The April 24 protest was scheduled to begin at 11:40 a.m. according to an Instagram post by organizers. The first arrest happened at noon. About 30 minutes later, police ordered hundreds of demonstrators marching down Speedway to disperse. A standoff ensued before the protesters continued to the South Mall followed by police. At that point, according to the Austin American-Statesman, officers started barrelling into the crowd. Fifty-seven people were arrested, but all the charges were dropped after local judges and Travis County Attorney Delia Garza reviewed the vague and remarkably similar arrest warrant affidavits.

In a statement later that day, Hartzell outlined his reasons for calling in DPS: “The protesters tried to deliver on their stated intent to occupy campus. People not affiliated with UT joined them, and many ignored university officials’ continual pleas for restraint and to immediately disperse.” Similar reasoning was given by the university for another 79 arrests on April 29.

In a May email to the Observer, a UT-Austin spokesman said arrestees’ university affiliation, or lack thereof, was “not fully known until after the initial arrests” and that attempts to meet with the Palestine Solidarity Committee had been rebuffed. “The April 24 event called for actions that violated our Institutional Rules and was part of a national campaign by a non-UT affiliated group,” wrote Brian Davis, the spokesperson, who also shared a letter sent prior to the protesters stating that “Individuals not affiliated with the University and attempting to attend this event will be directed to leave campus.” The Palestine Solidarity Committee did not immediately respond to an emailed request for comment.

Abbott’s office and DPS did not respond to requests for comment.

Public universities have authority to regulate speech in some areas like classrooms, administrative buildings, and sporting arenas, said Martinez, the law professor. But the Guardian case affirmed that “as a public university, they don’t have 100 percent control of every space on campus,” he said.

“When it comes to public space, public sidewalks, when it comes to the lawn area, to greenspace, the university has some authority but not authority to demand people disperse immediately, unless there’s some kind of dire threat to the community or to the public.”

All of this could come into play if those arrested decide to sue Hartzell, university or state police, or Abbott for “retaliatory arrest.” Their case could be helped somewhat because Garza and local judges determined officers didn’t have probable cause, the standard for showing evidence of a crime to justify criminal charges, for the April 24 arrests.

A federal judge could disagree and find that probable cause did exist. In determining whether the university and police actions were justified, a judge would consider whether the protest was at an appropriate time and place, whether it put anyone in danger, and whether it interfered with the university’s operations.

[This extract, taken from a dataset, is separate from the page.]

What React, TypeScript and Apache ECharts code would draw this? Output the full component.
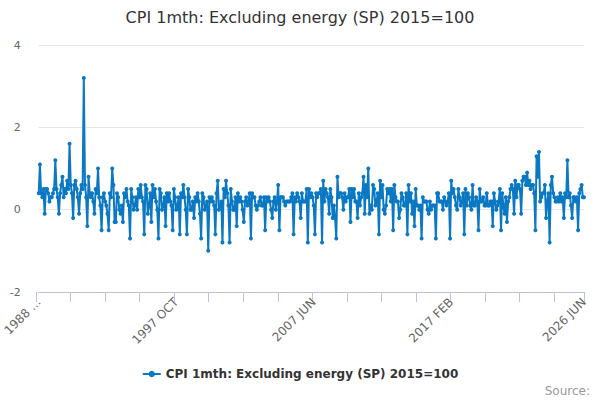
import React, { useEffect, useRef } from "react";
import * as echarts from "echarts";

const TITLE = "CPI 1mth: Excluding energy (SP) 2015=100";
const MONTHS = ["JAN", "FEB", "MAR", "APR", "MAY", "JUN", "JUL", "AUG", "SEP", "OCT", "NOV", "DEC"];
const START_YEAR = 1988;
const START_MONTH = 1; // FEB
const END_YEAR = 2026;
const END_MONTH = 5; // JUN

// Feb 1988 - Dec 1989
const values1988s = [
  0.4, 1.1, 0.4, 0.3, 0.5, -0.1, 0.5, 0.5, 0.4, 0.2, 0.3,
  0.3, 0.4, 0.5, 1.2, 0.5, 0.3, -0.1, 0.4, 0.6, 0.8, 0.3, 0.5,
];
// 1990 - 1999
const values1990s = [
  0.4, 0.7, 0.5, 1.6, 0.6, 0.4, -0.2, 0.6, 0.7, 0.5, 0.3, -0.1,
  0.4, 0.6, 0.5, 3.2, 0.6, 0.3, -0.4, 0.8, 0.4, 0.3, 0.4, 0.2,
  -0.1, 0.5, 0.4, 1.0, 0.3, 0.1, -0.5, 0.3, 0.4, 0.2, 0.1, -0.1,
  -0.5, 0.4, 0.3, 1.0, 0.6, -0.3, -0.3, 0.4, 0.3, 0.0, -0.1, 0.1,
  -0.3, 0.4, 0.3, 0.5, 0.2, 0.1, -0.7, 0.5, 0.3, 0.0, 0.1, 0.3,
  0.0, 0.5, 0.3, 0.6, 0.3, 0.2, -0.6, 0.6, 0.5, -0.1, 0.1, 0.4,
  -0.3, 0.6, 0.3, 0.5, 0.2, 0.0, -0.7, 0.5, 0.4, 0.0, 0.1, 0.3,
  -0.4, 0.4, 0.2, 0.4, 0.2, 0.1, -0.5, 0.5, 0.3, 0.0, 0.1, 0.3,
  -0.6, 0.4, 0.3, 0.6, 0.3, 0.0, -0.6, 0.5, 0.3, 0.0, 0.0, 0.2,
  -0.2, 0.3, 0.2, 0.4, 0.2, -0.1, -0.7, 0.4, 0.3, 0.0, 0.1, 0.2,
];
// 2000 - 2009
const values2000s = [
  -1.0, 0.3, 0.2, 0.3, 0.2, 0.1, -0.6, 0.4, 0.7, 0.0, 0.1, 0.2,
  -0.8, 0.5, 0.3, 0.7, 0.4, 0.1, -0.8, 0.5, 0.2, 0.0, 0.0, 0.3,
  -0.4, 0.4, 0.2, 0.3, 0.2, 0.0, -0.3, 0.2, 0.3, 0.1, 0.2, 0.4,
  -0.7, 0.4, 0.3, 0.3, 0.1, 0.0, 0.1, 0.2, 0.3, 0.1, 0.1, 0.3,
  -0.5, 0.3, 0.2, 0.3, 0.2, 0.0, -0.2, 0.2, 0.3, 0.0, 0.2, 0.6,
  -0.5, 0.3, 0.3, 0.3, 0.2, 0.1, 0.2, 0.2, 0.2, 0.2, 0.3, 0.4,
  -0.6, 0.3, 0.2, 0.4, 0.3, 0.2, -0.2, 0.4, 0.2, 0.2, 0.2, 0.5,
  -0.8, 0.5, 0.3, 0.4, 0.3, 0.1, -0.6, 0.4, 0.3, 0.4, 0.4, 0.5,
  -0.8, 0.7, 0.2, 0.5, 0.4, 0.3, -0.1, 0.5, 0.3, -0.2, 0.1, -0.2,
  -0.7, 0.8, 0.3, 0.4, 0.4, 0.3, 0.0, 0.4, 0.2, 0.3, 0.3, 0.5,
];
// 2010 - 2019
const values2010s = [
  -0.3, 0.5, 0.3, 0.5, 0.2, 0.2, -0.2, 0.4, 0.1, 0.3, 0.4, 0.8,
  -0.1, 0.6, 0.3, 1.0, -0.1, 0.1, 0.0, 0.6, 0.5, 0.1, 0.2, 0.4,
  -0.6, 0.7, 0.3, 0.6, 0.0, -0.1, 0.1, 0.5, 0.4, 0.5, 0.2, 0.5,
  -0.5, 0.6, 0.3, 0.2, 0.2, -0.2, 0.0, 0.4, 0.3, 0.1, 0.1, 0.4,
  -0.6, 0.6, 0.2, 0.4, -0.1, 0.2, -0.4, 0.5, 0.1, 0.1, 0.0, 0.1,
  -0.7, 0.3, 0.2, 0.2, 0.2, 0.0, -0.1, 0.2, 0.0, 0.1, 0.1, 0.1,
  -0.7, 0.4, 0.4, 0.2, 0.2, 0.2, 0.0, 0.3, 0.2, 0.1, 0.2, 0.4,
  -0.7, 0.7, 0.4, 0.5, 0.3, 0.1, 0.0, 0.5, 0.3, 0.1, 0.2, 0.4,
  -0.6, 0.5, 0.1, 0.4, 0.3, 0.1, 0.0, 0.6, 0.1, 0.1, 0.3, 0.2,
  -0.5, 0.5, 0.2, 0.2, 0.3, 0.1, 0.1, 0.4, 0.1, 0.1, 0.2, 0.2,
];
// 2020 - Jun 2026
const values2020s = [
  -0.4, 0.4, 0.2, 0.0, 0.1, 0.2, 0.5, -0.5, 0.4, 0.1, -0.1, 0.3,
  -0.3, 0.2, 0.3, 0.5, 0.6, 0.5, -0.1, 0.7, 0.3, 0.6, 0.6, 0.5,
  -0.1, 0.7, 0.8, 0.8, 0.6, 0.9, 0.6, 0.7, 0.5, 0.6, 0.6, 0.4,
  -0.5, 1.3, 0.8, 1.4, 0.2, 0.3, 0.4, 0.4, 0.6, -0.2, 0.2, 0.4,
  -0.8, 0.6, 0.8, 0.4, 0.3, 0.2, 0.2, 0.3, 0.2, 0.4, 0.2, 0.3,
  -0.2, 0.4, 0.3, 1.2, 0.3, 0.4, 0.1, -0.2, 0.3, 0.3, 0.2, 0.3,
  -0.5, 0.4, 0.5, 0.6, 0.3, 0.3,
];
const Y_TICKS = [-2, 0, 2, 4];
const TICK_STEP = 29;
const LABEL_STEP = 116;

function buildCategories(): string[] {
  const out: string[] = [];
  for (let y = START_YEAR; y <= END_YEAR; y++) {
    const m0 = y === START_YEAR ? START_MONTH : 0;
    const m1 = y === END_YEAR ? END_MONTH : 11;
    for (let m = m0; m <= m1; m++) out.push(`${y} ${MONTHS[m]}`);
  }
  return out;
}

export default function App() {
  const ref = useRef<HTMLDivElement>(null);
  useEffect(() => {
    if (!ref.current) return;
    const chart = echarts.init(ref.current, undefined, { renderer: "svg" });
    const categories = buildCategories();
    const values = [...values1988s, ...values1990s, ...values2000s, ...values2010s, ...values2020s];
    const last = categories.length - 1;
    const font = "'DejaVu Sans', sans-serif";
    chart.setOption({
      animation: false,
      textStyle: { fontFamily: font },
      title: {
        text: TITLE,
        left: "center",
        top: 4,
        textStyle: { fontSize: 16, fontWeight: "normal", color: "#333333", fontFamily: font },
      },
      legend: {
        bottom: 15,
        left: "center",
        itemWidth: 18,
        itemHeight: 8,
        textStyle: { fontSize: 12, fontWeight: "bold", color: "#333333", fontFamily: font },
        data: [TITLE],
      },
      graphic: [
        {
          type: "text",
          right: 10,
          bottom: 3,
          style: { text: "Source:", fill: "#999999", fontSize: 12, fontFamily: font },
        },
      ],
      grid: [
        { left: 36, right: 16, top: 45, bottom: 108, containLabel: false },
        { left: 36, right: 16, top: 292, height: 10, containLabel: false },
      ],
      xAxis: [
        {
          type: "category",
          gridIndex: 0,
          data: categories,
          boundaryGap: false,
          axisLine: { show: true, onZero: false, lineStyle: { color: "#b8c4dc", width: 1 } },
          axisTick: { show: false },
          axisLabel: {
            interval: (i: number) => i % LABEL_STEP === 0 || i === last,
            rotate: 45,
            margin: 8,
            fontSize: 12,
            color: "#666666",
            fontFamily: font,
            formatter: (v: string, i: number) => (i === 0 ? v.slice(0, 4) + " ..." : v),
          },
          splitLine: { show: false },
        },
        {
          type: "category",
          gridIndex: 1,
          data: categories,
          boundaryGap: false,
          axisLine: { show: false },
          axisTick: { show: false },
          axisLabel: { show: false },
          splitLine: {
            show: true,
            interval: (i: number) => i % TICK_STEP === 0 || i === last,
            lineStyle: { color: "#b8c4dc", width: 1 },
          },
        },
      ],
      yAxis: [
        {
          type: "value",
          gridIndex: 0,
          min: Y_TICKS[0],
          max: Y_TICKS[Y_TICKS.length - 1],
          interval: 2,
          axisLine: { show: false },
          axisTick: { show: false },
          axisLabel: { margin: 18, fontSize: 11, color: "#666666", fontFamily: font },
          splitLine: { lineStyle: { color: "#e6e6e6", width: 1 } },
        },
        {
          type: "value",
          gridIndex: 1,
          show: false,
          min: 0,
          max: 1,
          splitLine: { show: false },
        },
      ],
      series: [
        {
          name: TITLE,
          type: "line",
          xAxisIndex: 0,
          yAxisIndex: 0,
          data: values,
          showSymbol: true,
          showAllSymbol: true,
          symbol: "circle",
          symbolSize: 4,
          itemStyle: { color: "#0a78c2" },
          lineStyle: { color: "#0a78c2", width: 2 },
        },
      ],
    });
    return () => chart.dispose();
  }, []);
  return (
    <div
      ref={ref}
      style={{ position: "absolute", left: 0, top: 0, width: 600, height: 400 }}
    />
  );
}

If a judge found probable cause, that would all but derail any litigation—unless, that is, the U.S. Supreme Court finds in favor of a Bexar County woman whose lawsuit went before the justices in March.

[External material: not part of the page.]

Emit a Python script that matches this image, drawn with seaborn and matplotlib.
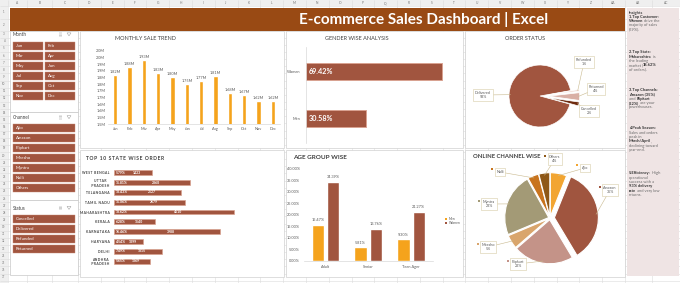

As the Observer reported this month, a case involving two arrested city councilwomen in the San Antonio enclave of Castle Hills has reached the nation’s highest court. If the plaintiff prevails, the court would open the door for retaliatory arrest lawsuits even when probable cause exists—if the government had an “official retaliatory policy.” The court could also permit a broader range of evidence to be used in such litigation.

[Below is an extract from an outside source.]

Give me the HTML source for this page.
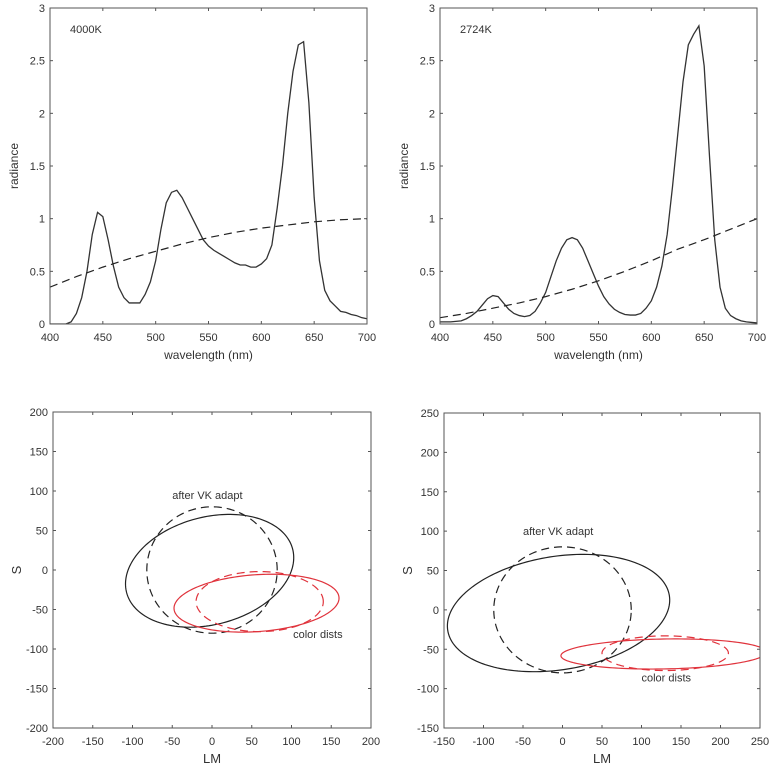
<!DOCTYPE html>
<html><head><meta charset="utf-8"><style>
html,body{margin:0;padding:0;background:#fff;}
svg text{font-family:"Liberation Sans",sans-serif;fill:#333;}
</style></head><body>
<svg id="fig" width="774" height="771" viewBox="0 0 774 771" xmlns="http://www.w3.org/2000/svg"></svg>
<script>
// ---- data ----
const wavelengths = [400,405,410,415,420,425,430,435,440,445,450,455,460,465,470,475,480,485,490,495,500,505,510,515,520,525,530,535,540,545,550,555,560,565,570,575,580,585,590,595,600,605,610,615,620,625,630,635,640,645,650,655,660,665,670,675,680,685,690,695,700];
const spec4000 = [0,0,0,0,0.02,0.1,0.25,0.5,0.85,1.06,1.02,0.8,0.55,0.35,0.25,0.2,0.2,0.2,0.28,0.4,0.6,0.9,1.15,1.25,1.27,1.2,1.1,1.0,0.9,0.8,0.74,0.7,0.67,0.64,0.61,0.58,0.56,0.56,0.54,0.54,0.57,0.62,0.75,1.1,1.5,2.0,2.4,2.65,2.68,2.1,1.2,0.6,0.32,0.22,0.17,0.12,0.11,0.09,0.08,0.06,0.05];
const spec2724 = [0.02,0.02,0.02,0.025,0.03,0.05,0.08,0.12,0.18,0.24,0.27,0.26,0.2,0.14,0.1,0.08,0.07,0.08,0.12,0.2,0.3,0.45,0.6,0.72,0.8,0.82,0.8,0.72,0.6,0.48,0.36,0.26,0.19,0.14,0.11,0.09,0.085,0.085,0.1,0.15,0.22,0.35,0.55,0.85,1.3,1.8,2.3,2.65,2.75,2.83,2.45,1.6,0.8,0.35,0.15,0.08,0.05,0.03,0.02,0.015,0.01];
const refWl = [400,425,450,475,500,525,550,575,600,625,650,675,700];
const ref4000 = [0.35,0.45,0.54,0.62,0.69,0.76,0.82,0.87,0.91,0.94,0.97,0.99,1.0];
const ref2724 = [0.06,0.1,0.15,0.2,0.26,0.33,0.41,0.5,0.6,0.71,0.8,0.9,1.0];
const specXTicks = [400,450,500,550,600,650,700];
const specYTicks = [0,0.5,1,1.5,2,2.5,3];
const specYLabels = ["0","0.5","1","1.5","2","2.5","3"];
// ellipses: [cx, cy, rx, ry, angleDeg]
const ellL_solid = [-3,-1,108,68,15];
const ellL_dash = [0,0,82,80,0];
const ellL_red = [56,-42,104,36,4];
const ellL_redDash = [60,-40,80,38,0];
const ellR_solid = [-5,-4,142,72,9];
const ellR_dash = [0,0,87,80,0];
const ellR_red = [128,-56,130,19,1];
const ellR_redDash = [130,-55,80,22,0];
const ticksL = [-200,-150,-100,-50,0,50,100,150,200];
const ticksRX = [-150,-100,-50,0,50,100,150,200,250];
const ticksRY = [-150,-100,-50,0,50,100,150,200,250];

const NS="http://www.w3.org/2000/svg";
const svg=document.getElementById('fig');
function mk(tag,attrs,parent){const e=document.createElementNS(NS,tag);for(const k in attrs)e.setAttribute(k,attrs[k]);(parent||svg).appendChild(e);return e;}

function panel(o){
  const g=mk('g',{});
  
  
  const sx=v=>o.x0+(v-o.xmin)/(o.xmax-o.xmin)*(o.x1-o.x0);
  const sy=v=>o.y1-(v-o.ymin)/(o.ymax-o.ymin)*(o.y1-o.y0);
  const clipId='c'+o.name;
  const cp=mk('clipPath',{id:clipId},g);
  mk('rect',{x:o.x0,y:o.y0,width:o.x1-o.x0,height:o.y1-o.y0},cp);
  const marks=mk('g',{'clip-path':'url(#'+clipId+')'},g);
  o.draw(marks,sx,sy);
  const box=mk('rect',{x:o.x0,y:o.y0,width:o.x1-o.x0,height:o.y1-o.y0,fill:'none',stroke:'#555','stroke-width':1},g);
  
  
  o.xt.forEach((v,i)=>{const X=sx(v);
    mk('line',{x1:X,x2:X,y1:o.y1,y2:o.y1-3,stroke:'#555'},g);
    mk('line',{x1:X,x2:X,y1:o.y0,y2:o.y0+3,stroke:'#555'},g);
    const t=mk('text',{x:X,y:o.y1+17,'text-anchor':'middle','font-size':11},g);t.textContent=o.xl?o.xl[i]:String(v);
    
    });
  o.yt.forEach((v,i)=>{const Y=sy(v);
    mk('line',{x1:o.x0,x2:o.x0+3,y1:Y,y2:Y,stroke:'#555'},g);
    mk('line',{x1:o.x1,x2:o.x1-3,y1:Y,y2:Y,stroke:'#555'},g);
    const t=mk('text',{x:o.x0-5,y:Y+4,'text-anchor':'end','font-size':11},g);t.textContent=o.yl?o.yl[i]:String(v);
    
    });
  const xt=mk('text',{x:(o.x0+o.x1)/2,y:o.y1+35,'text-anchor':'middle','font-size':o.xfs||12},g);xt.textContent=o.xtitle;
  
  
  const yc=(o.y0+o.y1)/2, yx=o.x0-32;
  const yt=mk('text',{x:yx,y:yc,'text-anchor':'middle','font-size':o.yfs||12,transform:`rotate(-90 ${yx} ${yc})`},g);yt.textContent=o.ytitle;
  
  
  if(o.after)o.after(g,sx,sy);
}
function line(parent,xs,ys,sx,sy,attrs,name){
  const d=xs.map((x,i)=>(i?'L':'M')+sx(x).toFixed(2)+','+sy(ys[i]).toFixed(2)).join('');
  const p=mk('path',Object.assign({d:d,fill:'none'},attrs),parent);
  
  
}
function ellipse(parent,e,sx,sy,attrs,name){
  const pts=[];
  for(let i=0;i<=180;i++){const t=i/180*2*Math.PI,a=e[4]*Math.PI/180;
    const x=e[0]+e[2]*Math.cos(t)*Math.cos(a)-e[3]*Math.sin(t)*Math.sin(a);
    const y=e[1]+e[2]*Math.cos(t)*Math.sin(a)+e[3]*Math.sin(t)*Math.cos(a);
    pts.push((i?'L':'M')+sx(x).toFixed(2)+','+sy(y).toFixed(2));}
  const p=mk('path',Object.assign({d:pts.join('')+'Z',fill:'none'},attrs),parent);
  
  
}
function label(parent,txt,x,y,name){const t=mk('text',{x:x,y:y,'font-size':11},parent);t.textContent=txt;
  
  }

const solidBlk={stroke:'#222','stroke-width':1.2};
const dashBlk={stroke:'#222','stroke-width':1.2,'stroke-dasharray':'8,5'};
const solidRed={stroke:'#e0333c','stroke-width':1.2};
const dashRed={stroke:'#e0333c','stroke-width':1.2,'stroke-dasharray':'8,5'};

panel({name:'spectrum-4000k',x0:50,x1:367,y0:8,y1:324,xmin:400,xmax:700,ymin:0,ymax:3,xt:specXTicks,yt:specYTicks,yl:specYLabels,xtitle:'wavelength (nm)',ytitle:'radiance',
  draw:(g,sx,sy)=>{line(g,wavelengths,spec4000,sx,sy,{stroke:'#333','stroke-width':1.3},'spectrum-line');line(g,refWl,ref4000,sx,sy,dashBlk,'reference-dashed-line');},
  after:(g)=>label(g,'4000K',70,33,'panel-label')});
panel({name:'spectrum-2724k',x0:440,x1:757,y0:8,y1:324,xmin:400,xmax:700,ymin:0,ymax:3,xt:specXTicks,yt:specYTicks,yl:specYLabels,xtitle:'wavelength (nm)',ytitle:'radiance',
  draw:(g,sx,sy)=>{line(g,wavelengths,spec2724,sx,sy,{stroke:'#333','stroke-width':1.3},'spectrum-line');line(g,refWl,ref2724,sx,sy,dashBlk,'reference-dashed-line');},
  after:(g)=>label(g,'2724K',460,33,'panel-label')});
panel({name:'ellipses-4000k',x0:53,x1:371,y0:412,y1:728,xmin:-200,xmax:200,ymin:-200,ymax:200,xt:ticksL,yt:ticksL,xtitle:'LM',ytitle:'S',xfs:13,yfs:13,
  draw:(g,sx,sy)=>{ellipse(g,ellL_solid,sx,sy,solidBlk,'ellipse-original');ellipse(g,ellL_dash,sx,sy,dashBlk,'ellipse-after-vk-adapt');ellipse(g,ellL_red,sx,sy,solidRed,'ellipse-color-dists');ellipse(g,ellL_redDash,sx,sy,dashRed,'ellipse-color-dists-dashed');},
  after:(g,sx,sy)=>{label(g,'after VK adapt',sx(-50),sy(90),'annotation-after-vk');label(g,'color dists',sx(102),sy(-86),'annotation-color-dists');}});
panel({name:'ellipses-2724k',x0:444,x1:760,y0:413,y1:728,xmin:-150,xmax:250,ymin:-150,ymax:250,xt:ticksRX,yt:ticksRY,xtitle:'LM',ytitle:'S',xfs:13,yfs:13,
  draw:(g,sx,sy)=>{ellipse(g,ellR_solid,sx,sy,solidBlk,'ellipse-original');ellipse(g,ellR_dash,sx,sy,dashBlk,'ellipse-after-vk-adapt');ellipse(g,ellR_red,sx,sy,solidRed,'ellipse-color-dists');ellipse(g,ellR_redDash,sx,sy,dashRed,'ellipse-color-dists-dashed');},
  after:(g,sx,sy)=>{label(g,'after VK adapt',sx(-50),sy(95),'annotation-after-vk');label(g,'color dists',sx(100),sy(-91),'annotation-color-dists');}});
</script>
</body></html>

Abbott’s tweet, Hartzell’s fixation on nonstudent protesters, and UT’s convoluted rules about protests comprise the type of evidence a lawyer pursuing a retaliatory arrest lawsuit could use to try to convince a judge to let a lawsuit proceed.

“[Abbott]’s there on Twitter, saying he’s having them arrested because of what they’re saying,” Anya Bidwell, the plaintiff’s attorney in the Castle Hills case, told the Observer. “This could be used as evidence that, but for what they’re saying, he wouldn’t be having them arrested.”